First off let me start this by saying I am not a tax expert and you should consult with your CPA. That being said, the intent to sell the property could change the circumstances substantially. How long have you owned the property? Are you a real estate professional? What was your intent when you purchased the property (note: you can change your mind from intent to buy and hold to flip)?

If you are a real estate professional and more specifically, if the income generated from selling this property would be classified as ordinary income you would have a completely different treatment. At that point if you purchased the property to flip it the cost of renovations, repairs, apoliances, etc... would be capitalized as WIP inventory and then recognized as cost of sales once the property is sold.

If you are not a real estate professional and you aren't actively flipping multiple properties per year (specific number is a gray area) then you would still have long term or short term capital gains.

I am going to stop short of actually giving you a suggestion because I am not well versed enough to know what to do in certain circumstances. Are you just planning to sell and get out of real estate? Are you looking to do a 1031 exchange? I made some assumptions above but without all of the information I would be speculating as to what makes the most sense for your circumstances.

@Brenton Way I've owned the property for 2 years now. I am a practicing licensed broker with a decent size business (LLC #1), however this rental property is within (LLC #2) which has a couple other rentals in it as well...so when you say "real estate professional" I am a little unclear if my "day job" as a broker would give me this title since this property pertains to LLC #2 and is my "rental job" which is passive income, not active.

We've rented the property for 2 years as originally intended, but do the fire and renovations, plus the market being higher than I ever anticipated in this area, I want to get out what I can and roll the money into a better location via a 1031 tax exchange.

Thanks again for all your input!!

@Sean Williams You definitely qualify as a real estate professional but based on the information you provided you should still be able to do a 1031 exchange. 

I am not very familiar with 1031 exchanges so you would be better off reaching out to someone that has experience. I have seen Dave Foster comment a lot of threads relating to 1031 exchanges so he might be able to answer you questions either in this thread or via private message. 

Hey Newbie question... I'm noticing a lot of these answers start out with: "if you're a real estate professional"... so what classifies someone as a real estate professional? @Brenton Way

Originally posted by @Thea Linkfield :

Hey Newbie question... I'm noticing a lot of these answers start out with: "if you're a real estate professional"... so what classifies someone as a real estate professional? @Brenton Way

 Here is a link with an explanation and some examples. I didn't read this to ensure its accuracy but it certainly looks to be from a credible source. 

https://www.irs.gov/pub/irs-utl/33-Real%20Estate%2...

Cliff Notes:

Real Estate Professional Qualification • Material participation in each specific rental • Material participation in separate Real Property Trade or business • 50% rule • 750 hours rule • 5% ownership rule

Real Estate Trade or Business Defined IRC Sec. 469(c)(7)(C) Any Real Property: • Development or redevelopment; • Construction or reconstruction; • Acquisition and/or conversion; • Rental Activity that is not a Passive Activity; • Property management; • Brokerage activities.
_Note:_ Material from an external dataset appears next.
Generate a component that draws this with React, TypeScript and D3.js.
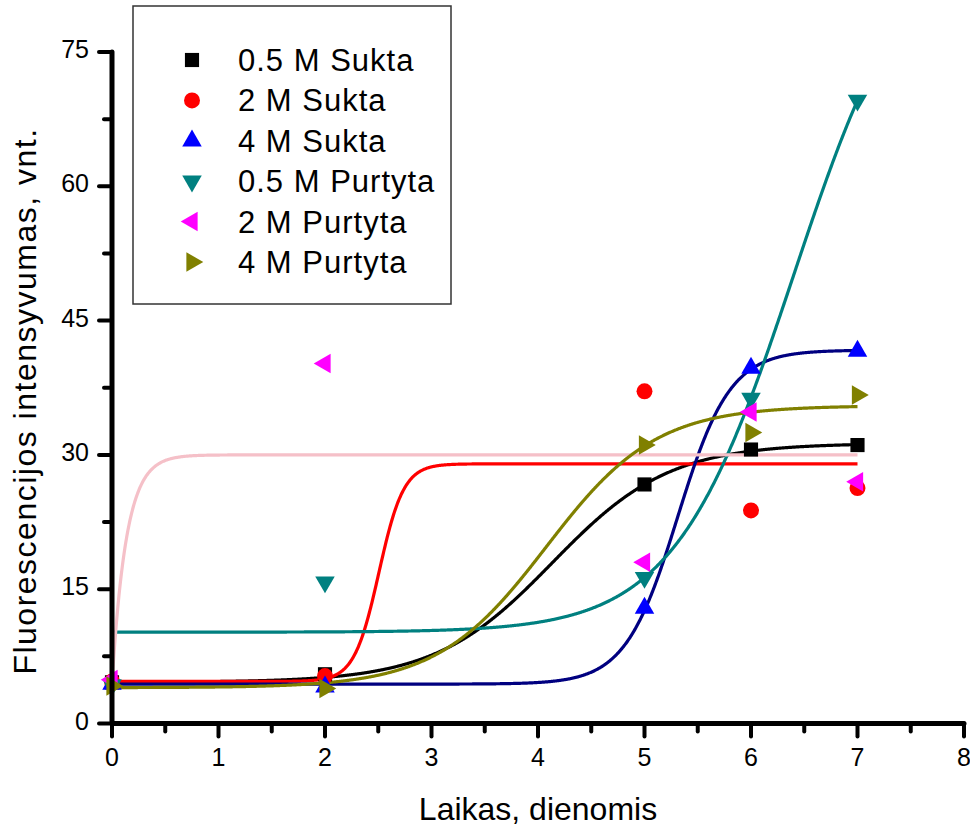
import React from 'react';
import * as d3 from 'd3';

// ---- data ----
const seriesNames = ['0.5 M Sukta', '2 M Sukta', '4 M Sukta', '0.5 M Purtyta', '2 M Purtyta', '4 M Purtyta'];
const days = [0, 2, 5, 6, 7];
const sukta05 = [4.6, 5.5, 26.7, 30.6, 31.1];
const sukta2 = [4.7, 5.3, 37.1, 23.8, 26.3];
const sukta4 = [4.4, 4.1, 12.9, 39.7, 41.6];
const purtyta05 = [4.3, 15.8, 16.3, 36.3, 69.6];
const purtyta2 = [4.9, 40.2, 18.0, 34.8, 27.0];
const purtyta4 = [4.2, 3.9, 31.1, 32.5, 36.7];
const seriesValues = [sukta05, sukta2, sukta4, purtyta05, purtyta2, purtyta4];

// fitted curve parameters (Boltzmann / exponential association)
const fitModel = ['boltzmann', 'boltzmann', 'boltzmann', 'boltzmann', 'expassoc', 'boltzmann'];
const fitA1 = [4.6, 4.7, 4.4, 10.2, 4.5, 4.0];
const fitA2 = [31.3, 29.0, 41.7, 90.2, 30.0, 35.5];
const fitX0 = [4.134, 2.506, 5.311, 6.404, 0, 4.079];
const fitDx = [0.552, 0.116, 0.246, 0.563, 0.135, 0.514];
const fitRange = [0, 7];

const xTicks = [0, 1, 2, 3, 4, 5, 6, 7, 8];
const yTicks = [0, 15, 30, 45, 60, 75];

// ---- styles ----
const markerColors = ['#000000', '#ff0000', '#0000ff', '#008080', '#ff00ff', '#808000'];
const fitColors = ['#000000', '#ff0000', '#000080', '#008080', '#f5c0c8', '#808000'];
const markerShapes = ['square', 'circle', 'up', 'down', 'left', 'right'];
const FONT = '"Liberation Sans", Arial, sans-serif';

const W = 970;
const H = 827;

function fitValue(i: number, x: number) {
  const a1 = fitA1[i], a2 = fitA2[i], x0 = fitX0[i], dx = fitDx[i];
  if (fitModel[i] === 'expassoc') return a2 - (a2 - a1) * Math.exp(-(x - x0) / dx);
  return a2 + (a1 - a2) / (1 + Math.exp((x - x0) / dx));
}

function markerPath(shape: string) {
  if (shape === 'square') return d3.symbol(d3.symbolSquare, 200)()!;
  if (shape === 'circle') return d3.symbol(d3.symbolCircle, 200)()!;
  return d3.symbol(d3.symbolTriangle, 165)()!;
}
function markerRotation(shape: string) {
  if (shape === 'down') return 180;
  if (shape === 'left') return -90;
  if (shape === 'right') return 90;
  return 0;
}

function Marker({ shape, color, x, y }: { shape: string; color: string; x: number; y: number }) {
  return (
    <path
      d={markerPath(shape)}
      fill={color}
      transform={`translate(${x},${y}) rotate(${markerRotation(shape)})`}
    />
  );
}

export default function App() {
  const x = d3.scaleLinear().domain([0, 8]).range([112, 964]);
  const y = d3.scaleLinear().domain([0, 75]).range([723.5, 52]);

  const xMinor = d3.range(0.5, 8, 1);
  const yMinor = d3.range(7.5, 75, 15);
  const xs = d3.range(fitRange[0], fitRange[1] + 0.0001, 0.005);

  const line = d3
    .line<[number, number]>()
    .x((d) => x(d[0]))
    .y((d) => y(d[1]));

  const legendX = 133, legendY = 6, legendW = 318, legendH = 298;
  const legendRow = d3.scaleLinear().domain([0, 5]).range([60, 262]);

  return (
    <svg
      width={W}
      height={H}
      style={{ position: 'absolute', left: 0, top: 0, background: '#fff' }}
      fontFamily={FONT}
    >
      <rect x={0} y={0} width={W} height={H} fill="#fff" />

      {/* fitted curves */}
      {seriesNames.map((_, i) => (
        <path
          key={'fit' + i}
          d={line(xs.map((v) => [v, fitValue(i, v)]))!}
          fill="none"
          stroke={fitColors[i]}
          strokeWidth={3.2}
        />
      ))}

      {/* points */}
      {seriesValues.map((vals, i) =>
        vals.map((v, j) => (
          <Marker key={`m${i}-${j}`} shape={markerShapes[i]} color={markerColors[i]} x={x(days[j])} y={y(v)} />
        ))
      )}

      {/* axes */}
      <g stroke="#000" strokeLinecap="round">
        <line x1={x(0)} x2={x(0)} y1={y(75)} y2={y(0)} strokeWidth={5} />
        <line x1={x(0)} x2={x(8)} y1={y(0)} y2={y(0)} strokeWidth={5} />
        {xTicks.map((t) => (
          <line key={'xt' + t} x1={x(t)} x2={x(t)} y1={y(0)} y2={y(0) + 13} strokeWidth={4} />
        ))}
        {xMinor.map((t) => (
          <line key={'xm' + t} x1={x(t)} x2={x(t)} y1={y(0)} y2={y(0) + 8} strokeWidth={4} />
        ))}
        {yTicks.map((t) => (
          <line key={'yt' + t} x1={x(0) - 13} x2={x(0)} y1={y(t)} y2={y(t)} strokeWidth={4} />
        ))}
        {yMinor.map((t) => (
          <line key={'ym' + t} x1={x(0) - 8} x2={x(0)} y1={y(t)} y2={y(t)} strokeWidth={4} />
        ))}
      </g>

      {/* tick labels */}
      <g fontSize={25} fill="#000">
        {xTicks.map((t) => (
          <text key={'xl' + t} x={x(t)} y={y(0) + 42} textAnchor="middle">
            {t}
          </text>
        ))}
        {yTicks.map((t) => (
          <text key={'yl' + t} x={89} y={y(t) + 6} textAnchor="end">
            {t}
          </text>
        ))}
      </g>

      {/* axis titles */}
      <text x={(x(0) + x(8)) / 2} y={820} textAnchor="middle" fontSize={32} fill="#000">
        Laikas, dienomis
      </text>
      <text
        transform={`translate(36, 401) rotate(-90)`}
        textAnchor="middle"
        fontSize={32}
        letterSpacing={1.5}
        fill="#000"
      >
        Fluorescencijos intensyvumas, vnt.
      </text>

      {/* legend */}
      <rect x={legendX} y={legendY} width={legendW} height={legendH} fill="#fff" stroke="#333" strokeWidth={1.5} />
      {seriesNames.map((name, i) => (
        <g key={'lg' + i}>
          <Marker shape={markerShapes[i]} color={markerColors[i]} x={192} y={legendRow(i)} />
          <text x={238} y={legendRow(i) + 11} fontSize={31} letterSpacing={1} fill="#000">
            {name}
          </text>
        </g>
      ))}
    </svg>
  );
}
Example 1: Laura owns 5% or more of a real estate sales office • Works full time as a broker • She owns 3 rental properties and: • She finds the tenants; • Approves tenants and leases; • Approves and oversees repairs & improvements • Net rental losses are $31,000 and her modified AGI is $160,000 before the losses • Deduct the full $31,000 in the current tax year

Example 2: John acquires old homes and contracts 3rd parties to renovate and ready for resale. John is a single member LLC and files a Schedule C as a real estate trade or business. This is his main source of income. • He owns 2 rental properties that generate ($28,000) of losses in which he materially participates in the management: his modified AGI is $175,000 before the losses. Since he is a real estate professional the $25,000 limitation and modified AGI tests do not apply.

@Thea Linkfield The alternative is someone like myself. I work a W-2 job and I have a property manager for my two rental properties. Because I am not a real estate professional, losses from my rental business would be considered passive losses. What that means is that if my modified adjusted gross income (AGI) on my tax return is less than $150k I can deduct some or all of the losses up to $25k. There is a phase out that starts at $100k in modified AGI. If I am unable to deduct some or all of the losses then they are carried forward to future tax years when I have passive income.

Brenton,

Be careful,  if you materially do NOT participate in your rental activities you cannot deduct standard 25k passive losses. I saw you mentioned you employ a management company for your holdings so that being said it may disqualify you from taking those losses from the IRS's standpoint....

 You actively participate if you are involved in meaningful management decisions regarding the rental property.

I guess you can still have Management in place and still participate but I'd double check with your accountant

thx,

Chris

Originally posted by @Chris Masons :

Brenton,

Be careful,  if you materially do NOT participate in your rental activities you cannot deduct standard 25k passive losses. I saw you mentioned you employ a management company for your holdings so that being said it may disqualify you from taking those losses from the IRS's standpoint....

 You actively participate if you are involved in meaningful management decisions regarding the rental property.

I guess you can still have Management in place and still participate but I'd double check with your accountant

thx,

Chris

 Thanks Chris! You make an excellent point. I had talked to my accountant about it and he had mentioned that it could be difficult to take the passive losses since I have a property management company depending on how involved I am in the business. I will have the discussion again during tax season if I end up with passive losses.

Edit: 

Active participation means making significant management decisions, such as approving rental terms, repairs, expenditures, and new tenants. Taxpayers who use a leasing agent or property manager are still considered active participants if they retain final management rights.